* Begin INFORMATION SHOWN *
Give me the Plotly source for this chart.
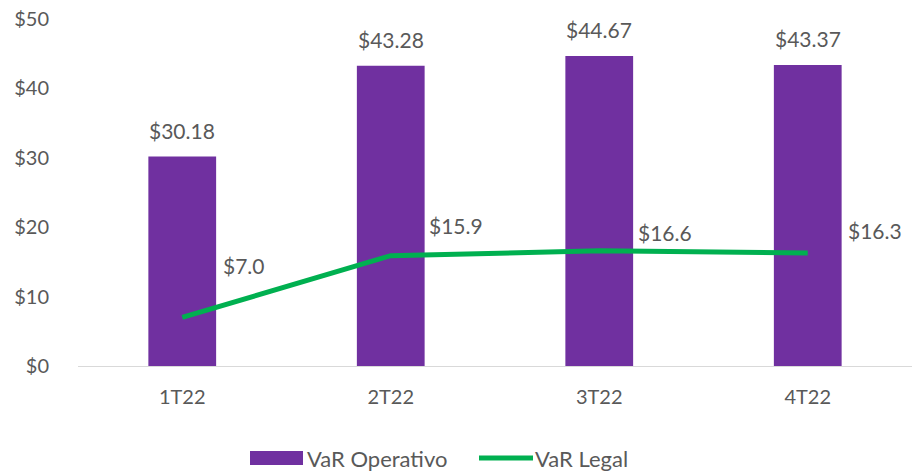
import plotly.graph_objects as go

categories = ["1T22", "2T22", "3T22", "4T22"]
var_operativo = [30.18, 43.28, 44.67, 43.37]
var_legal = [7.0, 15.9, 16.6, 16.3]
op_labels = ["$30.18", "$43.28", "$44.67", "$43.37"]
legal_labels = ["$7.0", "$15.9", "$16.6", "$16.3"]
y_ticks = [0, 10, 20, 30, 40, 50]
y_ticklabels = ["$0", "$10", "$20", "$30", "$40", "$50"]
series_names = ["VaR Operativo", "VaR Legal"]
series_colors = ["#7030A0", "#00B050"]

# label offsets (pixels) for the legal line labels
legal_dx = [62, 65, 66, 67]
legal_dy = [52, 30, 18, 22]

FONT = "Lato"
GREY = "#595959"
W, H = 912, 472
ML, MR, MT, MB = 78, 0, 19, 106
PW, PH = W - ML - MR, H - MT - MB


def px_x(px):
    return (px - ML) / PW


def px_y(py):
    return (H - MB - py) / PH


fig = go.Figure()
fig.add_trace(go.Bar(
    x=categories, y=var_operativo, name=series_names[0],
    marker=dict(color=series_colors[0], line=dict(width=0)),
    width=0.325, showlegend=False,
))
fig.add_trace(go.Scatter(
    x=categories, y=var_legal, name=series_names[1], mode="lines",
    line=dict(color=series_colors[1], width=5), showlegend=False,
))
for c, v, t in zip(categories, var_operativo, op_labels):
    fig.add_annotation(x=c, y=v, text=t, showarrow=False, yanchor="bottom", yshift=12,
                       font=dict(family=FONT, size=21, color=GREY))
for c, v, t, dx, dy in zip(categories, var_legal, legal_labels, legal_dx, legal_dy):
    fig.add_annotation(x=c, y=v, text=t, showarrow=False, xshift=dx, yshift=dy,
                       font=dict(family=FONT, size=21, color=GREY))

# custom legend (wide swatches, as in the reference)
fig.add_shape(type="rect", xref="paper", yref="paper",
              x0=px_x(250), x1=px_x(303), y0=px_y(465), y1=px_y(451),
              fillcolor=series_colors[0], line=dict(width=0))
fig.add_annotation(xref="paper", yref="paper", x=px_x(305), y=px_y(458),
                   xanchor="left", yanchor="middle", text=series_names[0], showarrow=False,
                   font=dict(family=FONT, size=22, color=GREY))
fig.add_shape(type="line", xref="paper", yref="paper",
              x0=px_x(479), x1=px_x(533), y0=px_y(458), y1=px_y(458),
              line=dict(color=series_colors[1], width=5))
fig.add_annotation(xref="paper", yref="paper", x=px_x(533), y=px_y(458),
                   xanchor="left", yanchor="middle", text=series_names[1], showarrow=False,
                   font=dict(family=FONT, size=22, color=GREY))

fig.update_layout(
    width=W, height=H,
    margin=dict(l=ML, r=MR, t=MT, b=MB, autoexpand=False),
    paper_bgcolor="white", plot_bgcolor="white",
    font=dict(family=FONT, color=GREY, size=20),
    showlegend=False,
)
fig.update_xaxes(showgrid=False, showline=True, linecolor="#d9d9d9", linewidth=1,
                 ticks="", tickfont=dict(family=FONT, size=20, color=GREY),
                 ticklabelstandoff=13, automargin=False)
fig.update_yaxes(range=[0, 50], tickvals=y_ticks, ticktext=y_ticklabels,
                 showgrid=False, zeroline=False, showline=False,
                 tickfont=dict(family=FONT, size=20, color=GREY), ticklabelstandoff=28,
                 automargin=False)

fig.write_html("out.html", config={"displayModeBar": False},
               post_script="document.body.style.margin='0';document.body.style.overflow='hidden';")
* End INFORMATION SHOWN *
REQUIREMENT — Transcribe the material exactly, leaving every picture out.

THE OUTPUT —
Give me the Plotly source for this chart.
import plotly.graph_objects as go

categories = ["1T22", "2T22", "3T22", "4T22"]
var_operativo = [30.18, 43.28, 44.67, 43.37]
var_legal = [7.0, 15.9, 16.6, 16.3]
op_labels = ["$30.18", "$43.28", "$44.67", "$43.37"]
legal_labels = ["$7.0", "$15.9", "$16.6", "$16.3"]
y_ticks = [0, 10, 20, 30, 40, 50]
y_ticklabels = ["$0", "$10", "$20", "$30", "$40", "$50"]
series_names = ["VaR Operativo", "VaR Legal"]
series_colors = ["#7030A0", "#00B050"]

# label offsets (pixels) for the legal line labels
legal_dx = [62, 65, 66, 67]
legal_dy = [52, 30, 18, 22]

FONT = "Lato"
GREY = "#595959"
W, H = 912, 472
ML, MR, MT, MB = 78, 0, 19, 106
PW, PH = W - ML - MR, H - MT - MB


def px_x(px):
    return (px - ML) / PW


def px_y(py):
    return (H - MB - py) / PH


fig = go.Figure()
fig.add_trace(go.Bar(
    x=categories, y=var_operativo, name=series_names[0],
    marker=dict(color=series_colors[0], line=dict(width=0)),
    width=0.325, showlegend=False,
))
fig.add_trace(go.Scatter(
    x=categories, y=var_legal, name=series_names[1], mode="lines",
    line=dict(color=series_colors[1], width=5), showlegend=False,
))
for c, v, t in zip(categories, var_operativo, op_labels):
    fig.add_annotation(x=c, y=v, text=t, showarrow=False, yanchor="bottom", yshift=12,
                       font=dict(family=FONT, size=21, color=GREY))
for c, v, t, dx, dy in zip(categories, var_legal, legal_labels, legal_dx, legal_dy):
    fig.add_annotation(x=c, y=v, text=t, showarrow=False, xshift=dx, yshift=dy,
                       font=dict(family=FONT, size=21, color=GREY))

# custom legend (wide swatches, as in the reference)
fig.add_shape(type="rect", xref="paper", yref="paper",
              x0=px_x(250), x1=px_x(303), y0=px_y(465), y1=px_y(451),
              fillcolor=series_colors[0], line=dict(width=0))
fig.add_annotation(xref="paper", yref="paper", x=px_x(305), y=px_y(458),
                   xanchor="left", yanchor="middle", text=series_names[0], showarrow=False,
                   font=dict(family=FONT, size=22, color=GREY))
fig.add_shape(type="line", xref="paper", yref="paper",
              x0=px_x(479), x1=px_x(533), y0=px_y(458), y1=px_y(458),
              line=dict(color=series_colors[1], width=5))
fig.add_annotation(xref="paper", yref="paper", x=px_x(533), y=px_y(458),
                   xanchor="left", yanchor="middle", text=series_names[1], showarrow=False,
                   font=dict(family=FONT, size=22, color=GREY))

fig.update_layout(
    width=W, height=H,
    margin=dict(l=ML, r=MR, t=MT, b=MB, autoexpand=False),
    paper_bgcolor="white", plot_bgcolor="white",
    font=dict(family=FONT, color=GREY, size=20),
    showlegend=False,
)
fig.update_xaxes(showgrid=False, showline=True, linecolor="#d9d9d9", linewidth=1,
                 ticks="", tickfont=dict(family=FONT, size=20, color=GREY),
                 ticklabelstandoff=13, automargin=False)
fig.update_yaxes(range=[0, 50], tickvals=y_ticks, ticktext=y_ticklabels,
                 showgrid=False, zeroline=False, showline=False,
                 tickfont=dict(family=FONT, size=20, color=GREY), ticklabelstandoff=28,
                 automargin=False)

fig.write_html("out.html", config={"displayModeBar": False},
               post_script="document.body.style.margin='0';document.body.style.overflow='hidden';")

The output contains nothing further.